When it comes to security and cloud, it’s no surprise that it’s a headache. Traditional security tools focused on network and physical device connections as a way to track the flow of information and see the inner workings of the infrastructure.
So what happens when you take the physical devices out of the equation? What happens then?
Last year I was privileged to work with some fine folks over at the Cloud Security Alliance (CSA) on their SIEM guidance for cloud and virtual environments as part of the Telecom Working Group. This was a global undertaking, with members from different geographic and industries working together to help define some best practices around how to properly implement SIEM into complex and fragmented virtualized environments.
If you want to read the whole paper, you can find it hosted by the folks at ISE Programs at http://www.iseprograms.com/lib/NetIQ_SIEM.pdf.
So from a high level, what changes? WIthout getting into too much detail, here are some key things to be aware of:
First things first. Traditional SIEM tools by design are tasked with discovering events (user access, data movement, basically anything that you want to trigger an alert. Most cases it is a great tool for identifying intrusion attempts and undesired network traffic, and also collecting information for logging devices that can be used for forensics and other insight (most cases compliance).

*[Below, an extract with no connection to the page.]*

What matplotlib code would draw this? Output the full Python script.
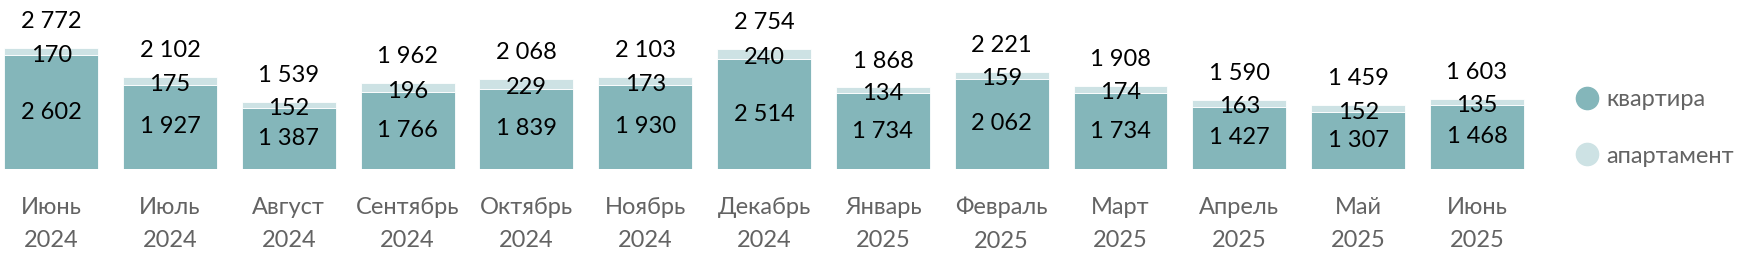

So if you take away the physical network connection and consolidate several servers into a single physical server through virtualization, you’ve taken away the main point of visibility into your environment.
Second, what about IT resources that are scattered througout cyberspace and multiple data centres? How do you consolidate these into a single-view of the entire network?
The high level and easy answer is that you need to update your SIEM tools to ones that support cloud and virtual environments. Essentially these use virtual connectors (APIs) to tap into each virtual network segment and track activity that way. In many cases this might be a software API that talks back to a physical device, or it could be a virtualized SIEM (even a cloud-based/hosted/managed SIEM).
I’m not going to go over all the fine details, since these are included in the fabulous whitepaper above, but it’s definitely a point to keep in mind that with any transition of solution to a new format (hosted, cloud or virtualized) it’s a really good idea to do a review of the security controls. Especially if you are in an industry subject to regulatory and compliance fun.